Juan o Miguel o Carlos, crapulines en estado larvático,
llevan la flor de tan mala manera que la flor parece pesarles como un repollo.
Las tías de la liga al aire ladran:
–¿Qué pagás?... ¿Qué pagás?...
¡Pobrecitas!... Viven de la comisión... Y además son demasiado
brutas para ser malas. Por eso escribí “¡pobrecitas!”. Por el aspecto parecen
vacas, y por la inteligencia, gallinas. Tienen labios de caballos alquilones y
las desmanteladas encías de los pencos que pisan barro en los hornos de
ladrillos.
Se me ocurre que son excesivamente optimistas porque persona
que ven, persona a la que se acoplan recitando el consabidísimo estribillo:
–Rubio ¿me pagás un cívico? Si no: –Morocho ¿no pagás nada?
El vocabulario de estas guarras es reducidísimo:
–¡Qué calor que hace! Hoy no hace calor como ayer. ¡Qué
simpático sos!
Después de semejante esfuerzo de imaginación apoyan la
mandíbula en la palma de la mano y examinan largamente la corbata del presunto
y futuro damnificado. Son obstinadas como los chicos mal educados y los
caballos resabiados.
–¿No pagás nada? ¿Por qué no pagás nada? Pagame algo y vas a
ver qué contento te ponés.
En su mayoría son gordas, asimétricas, aburridas y
espantables. No mantienen diez minutos el pensamiento fijo en el mismo objeto.
Sin hacer ningún trabajo tienen un desgaire de
extraordinariamente cansadas. Alternan preguntas extraordinarias, por ejemplo:
Cuántos hermanos tiene uno, en qué año falleció la madre, y si el patrón es
bueno o malo. Y de inmediato, retornan a la letanía:
–Pagame algo; sé bueno, pagame un cívico.
En cuanto usted condesciende, la tía bebe el cívico de un
trago, mira con impaciencia en rededor y, despegándose de la mesa, dice:
–Te voy a dejar, porque ahí va un amigo mío.
Y corre a otra mesa, a repetir la misma historia, con las
idénticas palabras, con el igual aburrimiento y la exacta fatiga de aquel que
da vueltas en una noria que no tiene fin.
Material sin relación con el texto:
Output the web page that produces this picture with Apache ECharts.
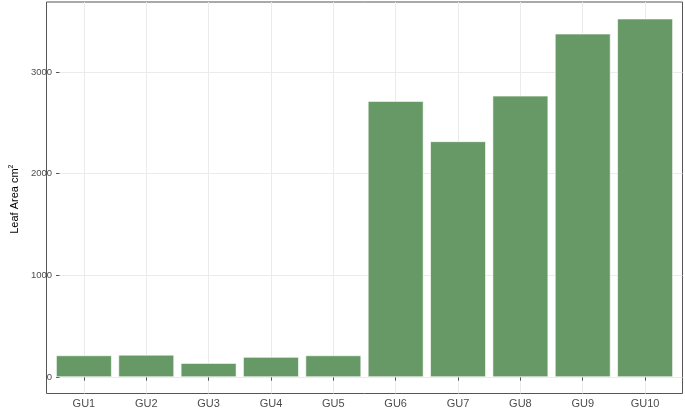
<!DOCTYPE html>
<html>
<head>
<meta charset="utf-8">
<script src="https://cdn.jsdelivr.net/npm/echarts@6/dist/echarts.min.js"></script>
<style>
  html, body { margin: 0; padding: 0; background: #fff; }
  #chart { width: 685px; height: 412px; }
</style>
</head>
<body>
<div id="chart"></div>
<script>
// leaf area per growth unit
const categories = ['GU1', 'GU2', 'GU3', 'GU4', 'GU5', 'GU6', 'GU7', 'GU8', 'GU9', 'GU10'];
const leafArea = [216, 222, 141, 200, 216, 2716, 2320, 2768, 3378, 3526];
const yTicks = [0, 1000, 2000, 3000];

const chart = echarts.init(document.getElementById('chart'));
const font = 'Liberation Sans, Arial, sans-serif';

chart.setOption({
    animation: false,
    grid: [
        // panel border
        { left: 46.5, right: 2.5, top: 2, bottom: 18.5, show: true, borderColor: '#555', borderWidth: 1, backgroundColor: 'transparent' },
        // bars + vertical grid lines (category centres)
        { left: 83.9, right: 39.9, top: 2, bottom: 18.5 },
        // horizontal grid lines + y labels
        { left: 46.5, right: 2.5, top: 21.1, bottom: 34.8 }
    ],
    xAxis: [
        { gridIndex: 0, type: 'value', show: false },
        {
            gridIndex: 1,
            type: 'category',
            data: categories,
            boundaryGap: false,
            axisLine: { show: false },
            axisTick: { show: true, length: 3.5, lineStyle: { color: '#555' } },
            axisLabel: { color: '#4d4d4d', fontSize: 11, fontFamily: font, margin: 5, interval: 0 },
            splitLine: { show: true, interval: 0, lineStyle: { color: '#ebebeb', width: 1 } }
        },
        { gridIndex: 2, type: 'value', show: false }
    ],
    yAxis: [
        { gridIndex: 0, type: 'value', show: false },
        { gridIndex: 1, type: 'value', show: false, min: -160, max: 3688 },
        {
            gridIndex: 2,
            type: 'value',
            min: 0,
            max: 3500,
            interval: 500,
            name: '{t|Leaf Area cm}{s|2}',
            nameLocation: 'middle',
            nameGap: 34,
            nameTextStyle: {
                rich: {
                    t: { fontSize: 11, color: '#000', fontFamily: font },
                    s: { fontSize: 7, color: '#000', fontFamily: font, verticalAlign: 'top', padding: [0, 0, 6, 0] }
                }
            },
            axisLine: { show: false },
            axisTick: { show: true, length: 3.5, customValues: yTicks, lineStyle: { color: '#555' } },
            axisLabel: {
                color: '#4d4d4d', fontSize: 9.5, fontFamily: font, margin: 7.5, customValues: yTicks,
                formatter: (v) => String(v)
            },
            splitLine: { show: true, lineStyle: { color: '#ebebeb', width: 1 } }
        }
    ],
    series: [
        {
            type: 'bar',
            xAxisIndex: 1,
            yAxisIndex: 1,
            data: leafArea,
            barWidth: 56,
            clip: false,
            itemStyle: { color: '#669966', borderColor: 'rgba(255,255,255,0.6)', borderWidth: 1 },
            z: 3
        }
    ]
});
</script>
</body>
</html>
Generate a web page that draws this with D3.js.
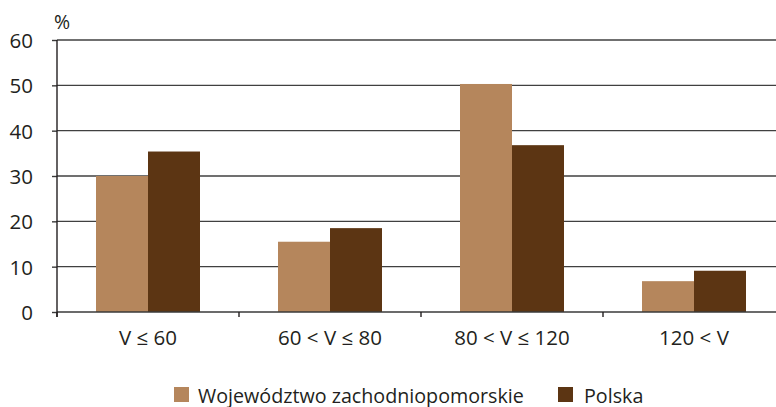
<!DOCTYPE html>
<html><head><meta charset="utf-8">
<script src="https://cdn.jsdelivr.net/npm/d3@7"></script>
<style>
html,body{margin:0;padding:0;background:#fff;}
svg text{font-family:"Open Sans",sans-serif;fill:#231f20;}
</style></head>
<body>
<svg id="c" width="776" height="407"></svg>
<script>
const categories = ["V ≤ 60", "60 < V ≤ 80", "80 < V ≤ 120", "120 < V"];
const seriesNames = ["Województwo zachodniopomorskie", "Polska"];
const zachodniopomorskie = [30.0, 15.5, 50.3, 6.8];
const polska = [35.4, 18.5, 36.8, 9.1];
const yTicks = [0, 10, 20, 30, 40, 50, 60];
const colors = ["#b5865c", "#5c3513"];

const svg = d3.select("#c");
const mLeft = 57, mTop = 40, mBottom = 312, step = 182;
const x0 = d3.scaleBand().domain(categories).range([mLeft, mLeft + step * categories.length]).paddingInner(0.4286).paddingOuter(0.2143);
const x1 = d3.scaleBand().domain(seriesNames).range([0, x0.bandwidth()]);
const y = d3.scaleLinear().domain([0, 60]).range([mBottom, mTop]);
const color = d3.scaleOrdinal().domain(seriesNames).range(colors);

// gridlines
const yAxis = d3.axisLeft(y).tickValues(yTicks).tickSize(5).tickPadding(19).tickFormat(d3.format("d"));
const gy = svg.append("g").attr("transform", `translate(${mLeft},0)`).call(yAxis);
gy.select(".domain").remove();
gy.selectAll(".tick line").attr("stroke", "#3a3a3a").attr("stroke-width", 1.4);
gy.selectAll(".tick text").style("font-size", "20.5px").attr("fill", "#231f20").attr("dy", "0.36em");
svg.append("g").selectAll("line").data(yTicks.filter(d => d > 0)).join("line")
  .attr("x1", mLeft).attr("x2", 776).attr("y1", d => y(d)).attr("y2", d => y(d))
  .attr("stroke", "#404040").attr("stroke-width", 1.4);

// bars
const data = categories.map((c, i) => ({cat: c, vals: [
  {s: seriesNames[0], v: zachodniopomorskie[i]}, {s: seriesNames[1], v: polska[i]}]}));
svg.append("g").selectAll("g").data(data).join("g")
  .attr("transform", d => `translate(${x0(d.cat)},0)`)
  .selectAll("rect").data(d => d.vals).join("rect")
  .attr("x", d => x1(d.s)).attr("width", x1.bandwidth())
  .attr("y", d => y(d.v)).attr("height", d => y(0) - y(d.v))
  .attr("fill", d => color(d.s));

// x axis
const bounds = d3.range(categories.length + 1).map(i => mLeft + i * step);
svg.append("line").attr("x1", mLeft).attr("x2", 776).attr("y1", y(0)).attr("y2", y(0))
  .attr("stroke", "#3a3a3a").attr("stroke-width", 1.4);
svg.append("g").selectAll("line").data(bounds).join("line")
  .attr("x1", d => d).attr("x2", d => d).attr("y1", y(0)).attr("y2", y(0) + 5)
  .attr("stroke", "#231f20").attr("stroke-width", 1.4);
svg.append("g").selectAll("text").data(categories).join("text")
  .attr("x", d => x0(d) + x0.bandwidth() / 2).attr("y", 345)
  .attr("text-anchor", "middle").style("font-size", "20.5px").text(d => d);

// y axis line
svg.append("line").attr("x1", mLeft).attr("x2", mLeft).attr("y1", mTop).attr("y2", y(0) + 5)
  .attr("stroke", "#231f20").attr("stroke-width", 1.4);

// unit
svg.append("text").attr("x", 54).attr("y", 29).style("font-size", "19.5px").text("%");

// legend
const legendX = [174, 558];
const lg = svg.append("g").selectAll("g").data(seriesNames).join("g")
  .attr("transform", (d, i) => `translate(${legendX[i]},387)`);
lg.append("rect").attr("width", 15).attr("height", 15).attr("fill", d => color(d));
lg.append("text").attr("x", (d, i) => i === 0 ? 24 : 26).attr("y", 15.5).style("font-size", "19.7px").text(d => d);
</script>
</body></html>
Éstas son las mujeres que dan
carnada a la crónica policial; éstas las que a
veces provocan en nuestra admiración inconcebible, la pregunta sin
contestación, porque por ellas, en una riña nocturna, cargadores de carbón,
marineros y caftens de la última ralea, se fusilan a revolverazos o se bandean
a puñaladas.
¡Es decir, que todavía son “mujeres” para alguien!